DÉCRET sur les participations financières de l'Etat (fabrication et commerce du matériel de guerre).

Du 26 janvier 1937
NOR

Classement dans l'édition méthodique : BOEM  107.3.

Référence de publication : BO/G, p. 337.

LE PRÉSIDENT DE LA RÉPUBLIQUE FRANÇAISE,

Sur le rapport des ministres de la défense nationale et de la guerre, de la marine et de l'air et du ministre des finances,

Vu la loi du 11 août 1936(1) ;

Vu le décret-loi du 30 octobre 1935 (2) organisant le contrôle de l'Etat sur les sociétés, syndicats et associations ou entreprises de toute nature ayant fait appel au concours financier de l'Etat ;

Vu les décret du 17 août 1936 et décret du 18 août 1936 ;

Vu le décret du 16 janvier 1937 (3) ;

Le conseil des ministres entendu,

DÉCRÈTE :

Art. 1er.

 

Pour l'exécution de la loi du 11 août 1936 et dans la limite des crédits spécialement accordés à cet effet par la loi, les ministres intéressés et le ministre des finances sont autorisés à prendre, au nom de l'Etat, des participations financières dans les entreprises se livrant à la fabrication ou au commerce de matériels de guerre. En ce qui concerne les entreprises se livrant à la fabrication des matériels de guerre, les prises de participation seront, en outre, limitées à la valeur des éléments de l'entreprise qui sont spécialement affectés à la fabrication de ces matériels.

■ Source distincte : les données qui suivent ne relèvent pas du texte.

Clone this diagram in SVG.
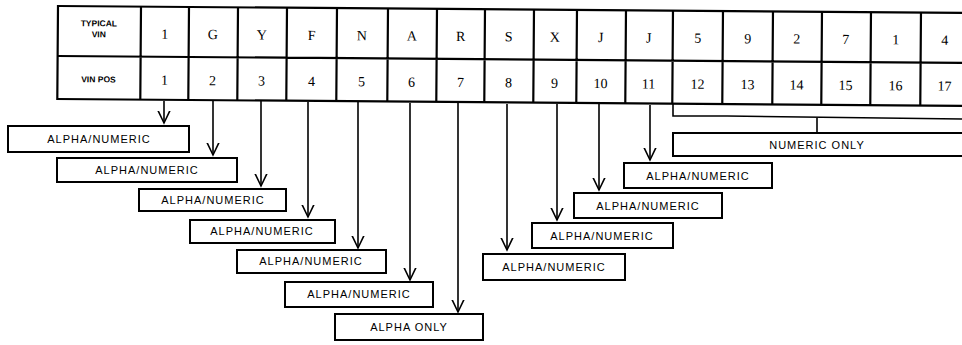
<svg xmlns="http://www.w3.org/2000/svg" width="962" height="345" viewBox="0 0 962 345">
<style>
  .grid { fill: none; stroke: #000; stroke-width: 2.2; }
  .cell { font-family: "Liberation Serif", serif; font-size: 14px; fill: #000; text-anchor: middle; }
  .hdr { font-family: "Liberation Sans", sans-serif; font-size: 8.5px; font-weight: bold; fill: #000; text-anchor: middle; }
  .box { fill: #fff; stroke: #000; stroke-width: 2; }
  .lbl { font-family: "Liberation Sans", sans-serif; font-size: 11px; fill: #000; text-anchor: middle; letter-spacing: 1px; }
  .conn { fill: none; stroke: #000; stroke-width: 1.6; }
</style>
<defs>
  <marker id="ah" viewBox="0 0 14 14" refX="12.5" refY="7" markerWidth="14" markerHeight="14" orient="auto" markerUnits="userSpaceOnUse">
    <path d="M0,1 L12.5,7 L0,13" fill="none" stroke="#000" stroke-width="1.6"/>
  </marker>
</defs>
<rect width="962" height="345" fill="#fff"/>

<g id="vin-table" transform="rotate(0.43 58 6)">
  <rect class="grid" x="58" y="6" width="912" height="93"/>
  <path class="grid" d="M58,56 H970 M141,6 V99 M189,6 V99 M238,6 V99 M287,6 V99 M337,6 V99 M388,6 V99 M437,6 V99 M485,6 V99 M534,6 V99 M577,6 V99 M626,6 V99 M673,6 V99 M723,6 V99 M773,6 V99 M822,6 V99 M871,6 V99 M921,6 V99"/>
  <text class="hdr" x="99" y="26">TYPICAL</text>
  <text class="hdr" x="99" y="37">VIN</text>
  <text class="hdr" x="99" y="82">VIN POS</text>
  <g class="cell">
    <text x="165" y="38">1</text><text x="213" y="38">G</text><text x="262" y="38">Y</text><text x="312" y="38">F</text>
    <text x="362" y="38">N</text><text x="412" y="38">A</text><text x="461" y="38">R</text><text x="509" y="38">S</text>
    <text x="555" y="38">X</text><text x="601" y="38">J</text><text x="649" y="38">J</text><text x="698" y="38">5</text>
    <text x="748" y="38">9</text><text x="797" y="38">2</text><text x="846" y="38">7</text><text x="896" y="38">1</text>
    <text x="945" y="38">4</text>
    <text x="165" y="84">1</text><text x="213" y="84">2</text><text x="262" y="84">3</text><text x="312" y="84">4</text>
    <text x="362" y="84">5</text><text x="412" y="84">6</text><text x="461" y="84">7</text><text x="509" y="84">8</text>
    <text x="555" y="84">9</text><text x="601" y="84">10</text><text x="649" y="84">11</text><text x="698" y="84">12</text>
    <text x="748" y="84">13</text><text x="797" y="84">14</text><text x="846" y="84">15</text><text x="896" y="84">16</text>
    <text x="945" y="84">17</text>
  </g>
</g>

<g id="connectors">
  <path class="conn" marker-end="url(#ah)" d="M164,101 V123"/>
  <path class="conn" marker-end="url(#ah)" d="M213,101 V155"/>
  <path class="conn" marker-end="url(#ah)" d="M261,101 V186"/>
  <path class="conn" marker-end="url(#ah)" d="M308,102 V217"/>
  <path class="conn" marker-end="url(#ah)" d="M358,102 V248"/>
  <path class="conn" marker-end="url(#ah)" d="M410,103 V280"/>
  <path class="conn" marker-end="url(#ah)" d="M458,103 V312"/>
  <path class="conn" marker-end="url(#ah)" d="M507,104 V250"/>
  <path class="conn" marker-end="url(#ah)" d="M557,104 V220"/>
  <path class="conn" marker-end="url(#ah)" d="M599,104 V190"/>
  <path class="conn" marker-end="url(#ah)" d="M650,105 V160"/>
  <path class="conn" stroke-width="2" d="M673,104 V116 H727 L962,119"/>
  <path class="conn" stroke-width="2" d="M817,118 V133"/>
</g>

<g id="pos1"><rect class="box" x="8" y="126" width="181" height="26"/><text class="lbl" x="99" y="143">ALPHA/NUMERIC</text></g>
<g id="pos2"><rect class="box" x="57" y="158" width="180" height="24"/><text class="lbl" x="147" y="174">ALPHA/NUMERIC</text></g>
<g id="pos3"><rect class="box" x="139" y="189" width="147" height="22"/><text class="lbl" x="213" y="204">ALPHA/NUMERIC</text></g>
<g id="pos4"><rect class="box" x="190" y="220" width="145" height="23"/><text class="lbl" x="262" y="235">ALPHA/NUMERIC</text></g>
<g id="pos5"><rect class="box" x="237" y="250" width="149" height="23"/><text class="lbl" x="311" y="265">ALPHA/NUMERIC</text></g>
<g id="pos6"><rect class="box" x="285" y="282" width="148" height="25"/><text class="lbl" x="359" y="298">ALPHA/NUMERIC</text></g>
<g id="pos7"><rect class="box" x="335" y="314" width="148" height="26"/><text class="lbl" x="409" y="331">ALPHA ONLY</text></g>
<g id="pos8"><rect class="box" x="483" y="254" width="142" height="26"/><text class="lbl" x="554" y="271">ALPHA/NUMERIC</text></g>
<g id="pos9"><rect class="box" x="532" y="223" width="141" height="25"/><text class="lbl" x="602" y="240">ALPHA/NUMERIC</text></g>
<g id="pos10"><rect class="box" x="574" y="193" width="148" height="25"/><text class="lbl" x="648" y="210">ALPHA/NUMERIC</text></g>
<g id="pos11"><rect class="box" x="624" y="163" width="148" height="25"/><text class="lbl" x="698" y="180">ALPHA/NUMERIC</text></g>
<g id="pos12-17"><rect class="box" x="673" y="133" width="300" height="23"/><text class="lbl" x="817" y="149">NUMERIC ONLY</text></g>
</svg>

Ces prises de participation ne pourront toutefois être réalisées qu'à l'égard des établissements pour lesquels la fabrication ou le commerce des matériels de guerre revêt une importance justifiant cette forme de contrôle.

Art. 2.

 

Pour les entreprises dans lesquelles l'Etat prend une participation financière, l'autorisation prévue par l'article 2 de la loi du 11 août 1936 est accordée par décret contresigné du ministre intéressé et du ministre des finances.

Ce décret détermine les conditions auxquelles l'entreprise est autorisée à fabriquer ou à faire le commerce des matériels de guerre, et les conditions financières de la participation de l'Etat.

Art. 3.

 

Les entreprises dans lesquelles l'Etat aura pris une participation financière seront obligatoirement constituées en société anonyme sous le régime de la loi française.

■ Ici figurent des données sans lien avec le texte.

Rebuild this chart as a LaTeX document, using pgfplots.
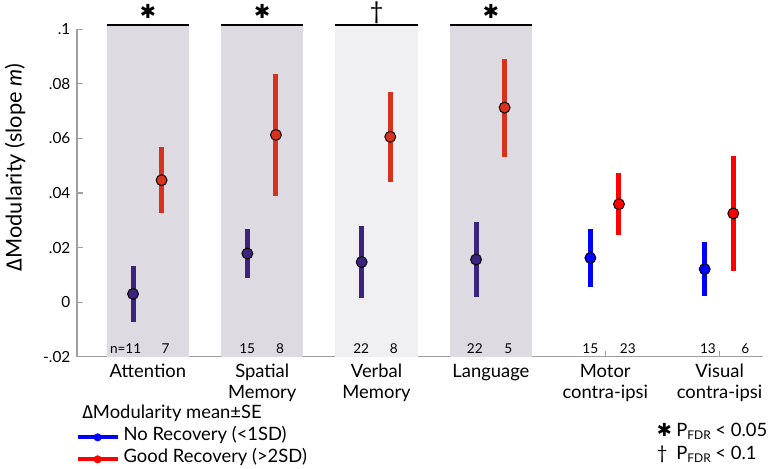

Lorsqu'il est décidé, dans les conditions prévues à l'article premier du présent décret, de prendre une participation au nom de l'Etat dans une entreprise constituée sous une autre forme, cette entreprise doit, dans un délai qui sera fixé par le décret de participation prévu à l'article 2, se transformer en société anonyme.

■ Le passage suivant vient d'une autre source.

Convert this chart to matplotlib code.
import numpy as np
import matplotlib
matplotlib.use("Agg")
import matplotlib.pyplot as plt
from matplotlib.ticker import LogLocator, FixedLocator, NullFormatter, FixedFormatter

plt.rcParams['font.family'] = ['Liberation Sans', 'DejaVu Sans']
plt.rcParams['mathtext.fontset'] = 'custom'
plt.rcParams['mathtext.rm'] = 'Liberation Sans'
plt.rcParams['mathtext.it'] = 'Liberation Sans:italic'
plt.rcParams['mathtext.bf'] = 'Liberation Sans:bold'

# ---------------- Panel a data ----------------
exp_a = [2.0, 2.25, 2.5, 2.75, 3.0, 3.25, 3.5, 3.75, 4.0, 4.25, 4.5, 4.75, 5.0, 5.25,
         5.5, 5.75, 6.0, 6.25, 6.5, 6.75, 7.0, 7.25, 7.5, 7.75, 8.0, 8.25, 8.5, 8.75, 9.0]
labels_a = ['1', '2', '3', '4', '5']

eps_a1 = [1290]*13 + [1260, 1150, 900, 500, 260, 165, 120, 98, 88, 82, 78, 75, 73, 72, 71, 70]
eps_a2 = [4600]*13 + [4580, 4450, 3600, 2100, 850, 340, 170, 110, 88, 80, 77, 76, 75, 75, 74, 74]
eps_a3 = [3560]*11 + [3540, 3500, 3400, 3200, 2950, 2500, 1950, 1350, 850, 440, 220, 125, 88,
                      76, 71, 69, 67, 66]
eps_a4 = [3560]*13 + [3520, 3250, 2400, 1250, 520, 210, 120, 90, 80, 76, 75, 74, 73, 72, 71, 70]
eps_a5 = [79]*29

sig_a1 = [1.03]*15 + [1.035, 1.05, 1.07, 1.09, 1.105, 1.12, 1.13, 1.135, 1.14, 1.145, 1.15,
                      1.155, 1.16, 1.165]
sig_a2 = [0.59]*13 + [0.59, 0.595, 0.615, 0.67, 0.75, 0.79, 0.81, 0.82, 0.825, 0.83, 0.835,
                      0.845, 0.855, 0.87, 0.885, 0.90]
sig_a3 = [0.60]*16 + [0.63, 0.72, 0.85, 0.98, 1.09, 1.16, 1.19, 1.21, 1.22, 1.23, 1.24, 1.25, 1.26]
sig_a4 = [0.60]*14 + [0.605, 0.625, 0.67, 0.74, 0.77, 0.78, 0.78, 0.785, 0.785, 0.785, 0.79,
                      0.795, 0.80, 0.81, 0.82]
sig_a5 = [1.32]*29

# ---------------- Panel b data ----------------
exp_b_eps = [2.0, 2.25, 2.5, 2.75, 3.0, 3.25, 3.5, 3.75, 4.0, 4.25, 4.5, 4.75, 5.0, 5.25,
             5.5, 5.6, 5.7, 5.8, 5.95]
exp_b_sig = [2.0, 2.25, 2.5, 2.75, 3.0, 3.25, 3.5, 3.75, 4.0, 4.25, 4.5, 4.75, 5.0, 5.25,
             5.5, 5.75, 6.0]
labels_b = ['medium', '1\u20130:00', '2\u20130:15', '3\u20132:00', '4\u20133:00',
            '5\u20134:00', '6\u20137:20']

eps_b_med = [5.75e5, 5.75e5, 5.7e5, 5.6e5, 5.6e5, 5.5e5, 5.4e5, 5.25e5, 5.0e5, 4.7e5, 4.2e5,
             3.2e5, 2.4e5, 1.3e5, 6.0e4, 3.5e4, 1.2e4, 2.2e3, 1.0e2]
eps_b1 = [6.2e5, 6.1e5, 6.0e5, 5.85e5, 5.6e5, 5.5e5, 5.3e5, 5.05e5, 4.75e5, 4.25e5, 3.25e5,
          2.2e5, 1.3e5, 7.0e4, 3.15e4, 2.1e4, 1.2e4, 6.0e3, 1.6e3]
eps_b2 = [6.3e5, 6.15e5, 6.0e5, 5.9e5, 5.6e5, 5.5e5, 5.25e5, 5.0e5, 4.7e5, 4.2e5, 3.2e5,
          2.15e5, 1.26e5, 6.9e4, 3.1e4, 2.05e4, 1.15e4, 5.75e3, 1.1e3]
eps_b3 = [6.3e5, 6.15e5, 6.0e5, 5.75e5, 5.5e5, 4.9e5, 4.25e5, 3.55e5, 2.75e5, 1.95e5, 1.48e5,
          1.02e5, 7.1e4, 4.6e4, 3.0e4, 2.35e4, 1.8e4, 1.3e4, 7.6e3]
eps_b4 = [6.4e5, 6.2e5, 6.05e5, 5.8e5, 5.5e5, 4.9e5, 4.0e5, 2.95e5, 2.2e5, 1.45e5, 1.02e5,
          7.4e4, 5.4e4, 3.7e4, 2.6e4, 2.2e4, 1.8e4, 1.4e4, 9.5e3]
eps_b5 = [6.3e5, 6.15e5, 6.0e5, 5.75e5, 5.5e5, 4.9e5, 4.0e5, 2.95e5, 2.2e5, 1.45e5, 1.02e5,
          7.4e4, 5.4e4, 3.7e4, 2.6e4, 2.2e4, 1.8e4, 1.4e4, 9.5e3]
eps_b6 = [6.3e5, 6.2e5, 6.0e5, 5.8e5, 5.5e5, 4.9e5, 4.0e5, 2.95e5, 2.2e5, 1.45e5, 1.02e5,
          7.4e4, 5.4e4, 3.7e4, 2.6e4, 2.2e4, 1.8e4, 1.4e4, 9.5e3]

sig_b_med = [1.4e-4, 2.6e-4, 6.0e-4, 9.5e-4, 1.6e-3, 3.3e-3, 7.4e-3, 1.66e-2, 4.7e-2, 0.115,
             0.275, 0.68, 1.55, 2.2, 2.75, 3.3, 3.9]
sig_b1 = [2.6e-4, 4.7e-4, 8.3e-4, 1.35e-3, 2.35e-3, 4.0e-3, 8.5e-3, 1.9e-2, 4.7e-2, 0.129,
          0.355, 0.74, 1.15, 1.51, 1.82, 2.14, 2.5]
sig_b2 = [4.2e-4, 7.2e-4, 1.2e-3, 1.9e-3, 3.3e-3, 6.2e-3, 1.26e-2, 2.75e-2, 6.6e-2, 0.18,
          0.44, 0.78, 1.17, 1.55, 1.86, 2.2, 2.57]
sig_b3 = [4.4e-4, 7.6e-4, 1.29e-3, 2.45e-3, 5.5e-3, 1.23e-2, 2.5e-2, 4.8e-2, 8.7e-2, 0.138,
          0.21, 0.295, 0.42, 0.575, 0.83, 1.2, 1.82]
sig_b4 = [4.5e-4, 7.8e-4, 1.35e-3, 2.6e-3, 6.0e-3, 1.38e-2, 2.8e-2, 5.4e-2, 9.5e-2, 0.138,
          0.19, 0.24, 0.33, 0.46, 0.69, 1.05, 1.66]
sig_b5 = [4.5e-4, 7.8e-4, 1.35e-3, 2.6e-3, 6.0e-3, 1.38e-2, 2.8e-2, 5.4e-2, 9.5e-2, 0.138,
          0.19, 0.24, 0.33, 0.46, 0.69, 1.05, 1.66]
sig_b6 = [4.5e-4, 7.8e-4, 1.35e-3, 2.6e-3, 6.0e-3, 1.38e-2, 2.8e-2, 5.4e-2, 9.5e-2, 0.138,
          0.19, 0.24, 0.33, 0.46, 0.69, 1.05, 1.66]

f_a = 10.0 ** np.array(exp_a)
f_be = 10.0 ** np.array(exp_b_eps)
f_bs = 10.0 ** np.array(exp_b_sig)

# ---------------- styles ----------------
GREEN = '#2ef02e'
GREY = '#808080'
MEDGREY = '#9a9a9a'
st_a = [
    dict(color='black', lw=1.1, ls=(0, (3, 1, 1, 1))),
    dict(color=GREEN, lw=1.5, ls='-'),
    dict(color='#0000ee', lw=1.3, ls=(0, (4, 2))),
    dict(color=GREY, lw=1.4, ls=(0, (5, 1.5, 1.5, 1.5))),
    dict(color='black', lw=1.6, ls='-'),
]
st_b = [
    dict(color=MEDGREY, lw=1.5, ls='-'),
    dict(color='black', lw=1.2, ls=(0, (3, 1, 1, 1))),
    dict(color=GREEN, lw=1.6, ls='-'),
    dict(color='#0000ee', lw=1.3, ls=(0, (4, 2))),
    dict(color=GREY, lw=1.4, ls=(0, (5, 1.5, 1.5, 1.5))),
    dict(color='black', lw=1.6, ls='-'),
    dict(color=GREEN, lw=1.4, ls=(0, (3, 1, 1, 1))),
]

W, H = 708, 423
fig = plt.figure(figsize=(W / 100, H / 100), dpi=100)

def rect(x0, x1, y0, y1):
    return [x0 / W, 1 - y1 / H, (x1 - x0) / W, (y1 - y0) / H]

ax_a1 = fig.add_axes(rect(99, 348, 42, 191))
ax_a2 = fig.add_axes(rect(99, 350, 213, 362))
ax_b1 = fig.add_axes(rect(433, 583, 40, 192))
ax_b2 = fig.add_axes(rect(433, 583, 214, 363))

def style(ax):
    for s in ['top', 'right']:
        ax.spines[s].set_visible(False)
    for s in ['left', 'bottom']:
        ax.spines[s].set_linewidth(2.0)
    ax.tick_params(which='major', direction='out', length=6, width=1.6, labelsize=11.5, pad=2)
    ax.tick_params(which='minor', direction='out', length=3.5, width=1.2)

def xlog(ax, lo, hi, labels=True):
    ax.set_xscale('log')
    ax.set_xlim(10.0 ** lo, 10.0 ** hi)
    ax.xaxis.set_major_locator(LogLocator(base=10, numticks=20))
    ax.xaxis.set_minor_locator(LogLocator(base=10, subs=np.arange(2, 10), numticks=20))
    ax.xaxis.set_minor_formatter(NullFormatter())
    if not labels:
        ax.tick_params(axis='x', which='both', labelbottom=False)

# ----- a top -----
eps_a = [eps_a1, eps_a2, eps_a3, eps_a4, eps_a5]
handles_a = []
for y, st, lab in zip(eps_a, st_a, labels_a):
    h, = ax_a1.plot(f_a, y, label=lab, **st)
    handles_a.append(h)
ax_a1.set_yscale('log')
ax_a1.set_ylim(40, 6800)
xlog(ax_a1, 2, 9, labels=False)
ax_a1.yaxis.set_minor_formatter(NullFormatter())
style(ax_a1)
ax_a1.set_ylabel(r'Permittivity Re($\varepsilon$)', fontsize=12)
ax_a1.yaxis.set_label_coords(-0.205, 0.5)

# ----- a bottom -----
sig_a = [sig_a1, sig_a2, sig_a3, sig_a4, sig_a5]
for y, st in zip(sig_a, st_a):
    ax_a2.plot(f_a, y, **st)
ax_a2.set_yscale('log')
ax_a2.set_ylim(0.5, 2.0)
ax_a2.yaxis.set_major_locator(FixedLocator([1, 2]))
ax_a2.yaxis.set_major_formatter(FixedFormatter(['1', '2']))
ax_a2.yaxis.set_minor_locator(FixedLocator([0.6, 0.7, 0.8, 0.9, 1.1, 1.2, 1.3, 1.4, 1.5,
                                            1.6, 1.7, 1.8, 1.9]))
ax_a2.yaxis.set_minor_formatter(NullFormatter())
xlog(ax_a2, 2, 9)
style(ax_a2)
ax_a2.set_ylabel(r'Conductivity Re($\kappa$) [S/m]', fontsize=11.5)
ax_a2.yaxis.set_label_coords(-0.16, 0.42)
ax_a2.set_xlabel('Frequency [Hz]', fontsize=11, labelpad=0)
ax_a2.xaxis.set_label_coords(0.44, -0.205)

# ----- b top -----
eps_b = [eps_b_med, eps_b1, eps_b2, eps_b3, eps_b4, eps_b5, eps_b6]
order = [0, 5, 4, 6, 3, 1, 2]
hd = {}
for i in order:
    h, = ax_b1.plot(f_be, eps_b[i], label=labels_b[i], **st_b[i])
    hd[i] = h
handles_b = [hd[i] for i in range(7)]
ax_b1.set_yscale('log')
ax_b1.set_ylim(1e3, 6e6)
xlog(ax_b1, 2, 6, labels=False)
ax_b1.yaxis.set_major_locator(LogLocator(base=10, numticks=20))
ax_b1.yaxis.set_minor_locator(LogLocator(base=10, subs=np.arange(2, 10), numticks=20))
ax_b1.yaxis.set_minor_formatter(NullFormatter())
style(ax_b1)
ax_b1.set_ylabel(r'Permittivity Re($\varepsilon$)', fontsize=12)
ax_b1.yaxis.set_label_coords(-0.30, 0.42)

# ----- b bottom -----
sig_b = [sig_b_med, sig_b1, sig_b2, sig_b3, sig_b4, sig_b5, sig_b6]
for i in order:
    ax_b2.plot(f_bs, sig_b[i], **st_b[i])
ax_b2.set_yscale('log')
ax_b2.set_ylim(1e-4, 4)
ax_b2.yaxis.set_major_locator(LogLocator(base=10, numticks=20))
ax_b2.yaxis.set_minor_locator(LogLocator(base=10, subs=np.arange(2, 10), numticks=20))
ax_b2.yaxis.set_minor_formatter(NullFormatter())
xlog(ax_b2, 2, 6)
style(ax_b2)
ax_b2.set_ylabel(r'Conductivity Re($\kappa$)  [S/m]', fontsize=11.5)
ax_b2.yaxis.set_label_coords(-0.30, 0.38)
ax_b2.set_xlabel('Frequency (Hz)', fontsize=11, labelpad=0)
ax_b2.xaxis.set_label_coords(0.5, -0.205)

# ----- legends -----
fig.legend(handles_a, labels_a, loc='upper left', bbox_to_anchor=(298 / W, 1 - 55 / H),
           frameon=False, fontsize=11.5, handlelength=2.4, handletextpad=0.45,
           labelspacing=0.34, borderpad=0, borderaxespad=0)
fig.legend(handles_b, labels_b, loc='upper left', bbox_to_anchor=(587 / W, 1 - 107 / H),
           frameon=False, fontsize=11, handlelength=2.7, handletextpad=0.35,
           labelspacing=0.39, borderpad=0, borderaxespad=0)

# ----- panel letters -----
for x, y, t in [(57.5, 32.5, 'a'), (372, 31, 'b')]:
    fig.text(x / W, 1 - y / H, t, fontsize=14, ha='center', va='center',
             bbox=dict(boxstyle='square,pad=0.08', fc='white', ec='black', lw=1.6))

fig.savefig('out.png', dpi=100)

Elle peut toutefois constituer une société nouvelle, dans la forme anonyme, dont l'objet est exclusivement la fabrication et le commerce des matériels de guerre, et dont le capital est souscrit par elle-même et par le ministre intéressé et le ministre des finances agissant au nom de l'Etat.

Art. 4.

 

La participation financière de l'Etat se réalise notamment selon l'une des modalités suivantes :

  • soit par le rachat amiable de la fraction du capital correspondant au montant de la participation de l'Etat ;

  • soit au moyen de la souscription par l'Etat d'une augmentation de capital correspondant au montant de sa participation ;

  • soit par l'apport, dans une société existante, ou dans une société nouvelle, de biens expropriés par l'Etat en vertu de la loi du 11 août 1936.

Art. 5.

 

La participation financière donne à l'Etat le droit d'exercer, par l'intermédiaire de ses représentants, les pouvoirs de gestion et les pouvoirs de contrôle prévus par le décret-loi du 30 octobre 1935 , organisant le contrôle de l'Etat sur les sociétés, syndicats et associations ou entreprises de toute nature ayant fait appel au concours financier de l'Etat, ainsi que les pouvoirs de contrôle prévus par les décret du 17 août 1936 et décret du 18 août 1936.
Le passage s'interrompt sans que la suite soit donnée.